(begin)

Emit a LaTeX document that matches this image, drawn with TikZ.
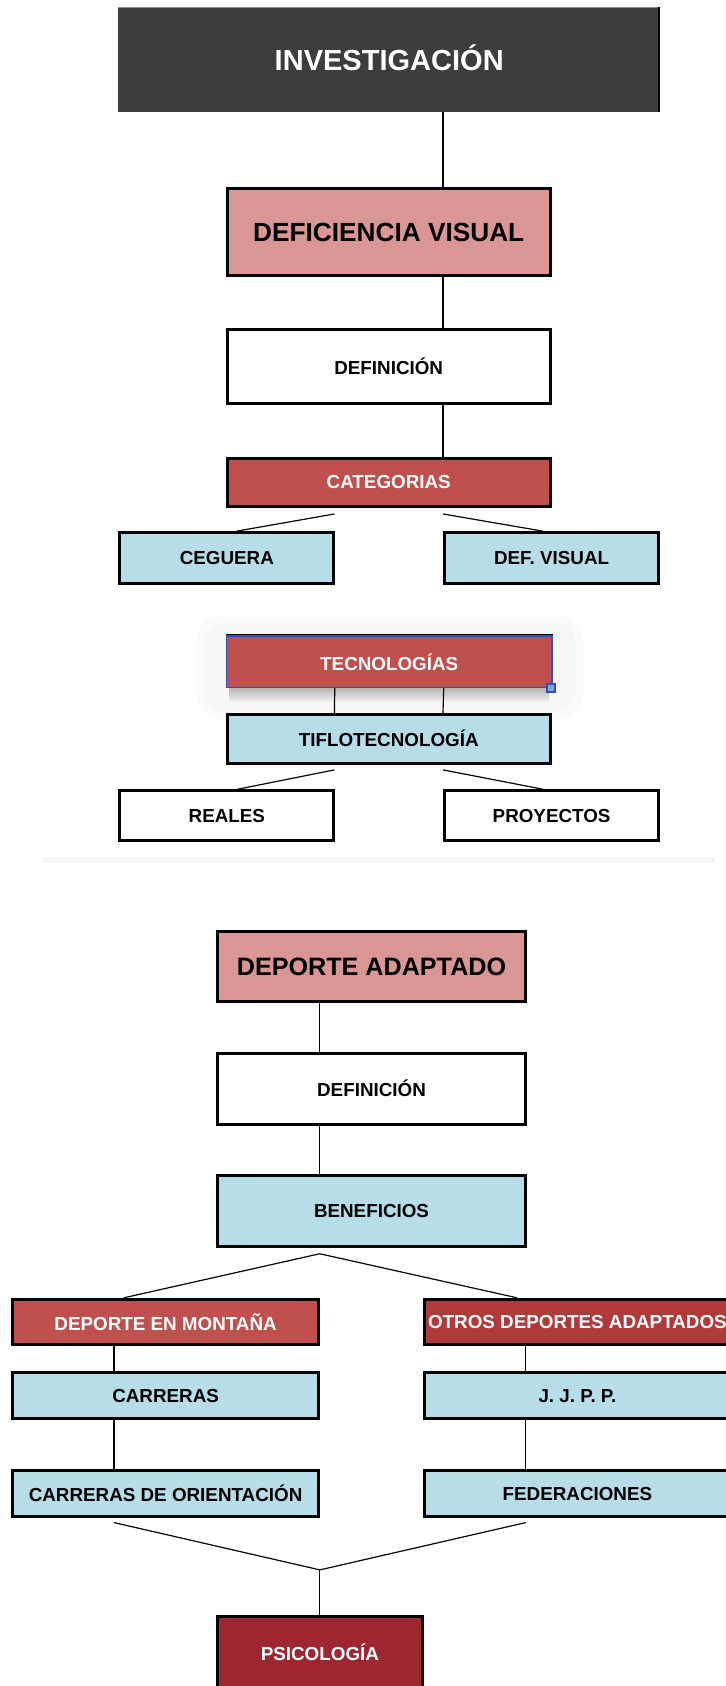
\documentclass[tikz,border=0pt]{standalone}
\usepackage{fontspec}
\setmainfont{Liberation Sans}
\usetikzlibrary{calc}
\definecolor{darkbox}{HTML}{3D3D3D}
\definecolor{pinkbox}{HTML}{D99694}
\definecolor{redbox}{HTML}{C0504D}
\definecolor{bluebox}{HTML}{B6DDE8}
\definecolor{otrosred}{HTML}{B03A3A}
\definecolor{psired}{HTML}{9D2631}
\definecolor{selblue}{HTML}{2B55B8}
\begin{document}
\begin{tikzpicture}[x=1pt,y=-1pt,
  sz/.style 2 args={minimum width={#1*1pt-2.8pt},minimum height={#2*1pt-2.8pt}},
  box/.style={draw=black,line width=2.8pt,rectangle,inner sep=0pt,align=center,
    font=\bfseries\fontsize{17.5}{20}\selectfont},
  wbox/.style={box,fill=white},
  bbox/.style={box,fill=bluebox},
  rbox/.style={box,fill=redbox,text=white},
  pbox/.style={box,fill=pinkbox},
  conn/.style={line width=1.1pt,draw=black},
]
\useasboundingbox (0,0) rectangle (675,1568);
\clip (0,0) rectangle (675,1568);

% ---------- top part ----------
\node[fill=darkbox,minimum width=504pt,minimum height=97pt,inner sep=0pt,text=white,
  text height=19.5pt,text depth=0pt,
  font=\bfseries\fontsize{27}{30}\selectfont] (inv) at (362,55.5) {INVESTIGACIÓN};
\draw[black!45,line width=0.8pt] (inv.north west) -- (inv.north east);
\draw[black,line width=2.5pt] ($(inv.north east)+(-1.25,0)$) -- ($(inv.south east)+(-1.25,0)$);

\node[pbox,sz={303}{84},font=\bfseries\fontsize{24.4}{28}\selectfont] (defv) at (361.5,216) {DEFICIENCIA VISUAL};
\node[wbox,sz={303}{72}] (defa) at (361.5,341) {DEFINICIÓN};
\node[rbox,sz={303}{47}] (cat) at (361.5,448.5) {CATEGORIAS};
\node[bbox,sz={202}{50}] (ceg) at (211,519) {CEGUERA};
\node[bbox,sz={202}{50}] (dfv) at (513,519) {DEF. VISUAL};

\coordinate (tA) at ($(defv.north west)!2/3!(defv.north east)$);
\draw[conn] (tA |- inv.south) -- (tA);
\draw[conn] ($(defv.south west)!2/3!(defv.south east)$) -- ($(defa.north west)!2/3!(defa.north east)$);
\draw[conn] ($(defa.south west)!2/3!(defa.south east)$) -- ($(cat.north west)!2/3!(cat.north east)$);
\draw[conn] ($(cat.south west)!1/3!(cat.south east)+(0,6)$) -- ($(ceg.north)+(9,0)$);
\draw[conn] ($(cat.south west)!2/3!(cat.south east)+(0,6)$) -- ($(dfv.north)+(-8,0)$);

% selection glow and shadow of TECNOLOGIAS
\fill[black!1.5,rounded corners=24pt] (183,572) rectangle (542,669);
\fill[black!3,rounded corners=18pt] (190,579) rectangle (535,662);
\foreach \i in {1,...,7}{
  \fill[black,opacity=0.04] (213,630) rectangle (511,640+1.8*\i);
}
\node[rbox,draw=selblue,line width=1.2pt,minimum width=302.8pt,minimum height=47.8pt] (tec) at (362,615.5) {TECNOLOGÍAS};
\draw[black,line width=1.2pt] ($(tec.north west)+(0,-0.6)$) -- ($(tec.north east)+(0,-0.6)$);
\fill[selblue] (508,635) rectangle (517.5,644.5);
\fill[selblue!55!white] (510,637) rectangle (515.5,642.5);

\node[bbox,sz={303}{48}] (tif) at (361.5,687) {TIFLOTECNOLOGÍA};
\node[wbox,sz={202}{49}] (rea) at (211,758.5) {REALES};
\node[wbox,sz={202}{49}] (pro) at (513,758.5) {PROYECTOS};

\draw[conn] ($(tec.south west)!1/3!(tec.south east)$) -- ($(tif.north west)!1/3!(tif.north east)$);
\draw[conn] ($(tec.south west)!2/3!(tec.south east)$) -- ($(tif.north west)!2/3!(tif.north east)$);
\draw[conn] ($(tif.south west)!1/3!(tif.south east)+(0,5)$) -- ($(rea.north)+(10,0)$);
\draw[conn] ($(tif.south west)!2/3!(tif.south east)+(0,5)$) -- ($(pro.north)+(-8,0)$);

\fill[black!3] (39,797) rectangle (665,803);

% ---------- bottom part ----------
\node[pbox,sz={289}{68},font=\bfseries\fontsize{23.4}{27}\selectfont] (dep) at (345.5,899) {DEPORTE ADAPTADO};
\node[wbox,sz={289}{69}] (defb) at (345.5,1012.5) {DEFINICIÓN};
\node[bbox,sz={289}{69}] (ben) at (345.5,1126.5) {BENEFICIOS};

\node[rbox,sz={288}{45}] (mon) at (154,1229.5) {DEPORTE EN MONTAÑA};
\node[box,fill=otrosred,text=white,sz={288}{45}] (otr) at (537,1229.5) {OTROS DEPORTES ADAPTADOS};
\node[bbox,sz={288}{46}] (car) at (154,1298) {CARRERAS};
\node[bbox,sz={288}{46}] (jjp) at (537,1298) {J. J. P. P.};
\node[bbox,sz={288}{46}] (ori) at (154,1389) {CARRERAS DE ORIENTACIÓN};
\node[bbox,sz={288}{46}] (fed) at (537,1389) {FEDERACIONES};
\node[box,fill=psired,text=white,sz={193}{70}] (psi) at (297.5,1537) {PSICOLOGÍA};

\draw[conn] ($(dep.south west)!1/3!(dep.south east)$) -- ($(defb.north west)!1/3!(defb.north east)$);
\draw[conn] ($(defb.south west)!1/3!(defb.south east)$) -- ($(ben.north west)!1/3!(ben.north east)$);
\coordinate (apex) at ($(ben.south west)!1/3!(ben.south east)+(0,5)$);
\draw[conn] ($(mon.north)+(-39,0)$) -- (apex) -- ($(otr.north)+(-56,0)$);
\draw[conn] ($(mon.south west)!1/3!(mon.south east)$) -- ($(car.north west)!1/3!(car.north east)$);
\draw[conn] ($(car.south west)!1/3!(car.south east)$) -- ($(ori.north west)!1/3!(ori.north east)$);
\draw[conn] ($(otr.south west)!1/3!(otr.south east)$) -- ($(jjp.north west)!1/3!(jjp.north east)$);
\draw[conn] ($(jjp.south west)!1/3!(jjp.south east)$) -- ($(fed.north west)!1/3!(fed.north east)$);
\coordinate (join) at ($(psi.north)+(0,-42)$);
\draw[conn] ($(ori.south west)!1/3!(ori.south east)+(0,4)$) -- (join);
\draw[conn] ($(fed.south west)!1/3!(fed.south east)+(0,4)$) -- (join);
\draw[conn] (join) -- (psi.north);
\end{tikzpicture}
\end{document}
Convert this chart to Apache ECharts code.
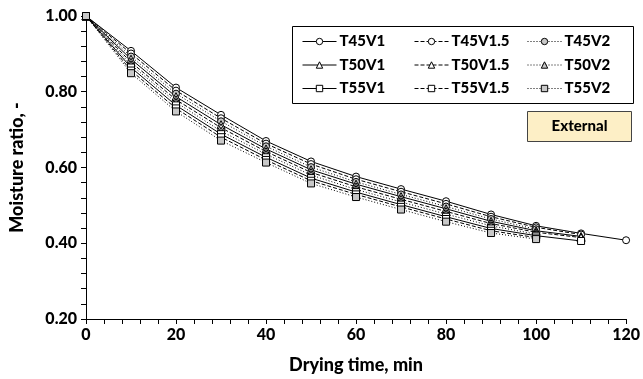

(end)

WORK TO BE COMPLETED >> Report the number of lines in the listing above that include the word "this", and nothing else.

WRITTEN REPLY >> 2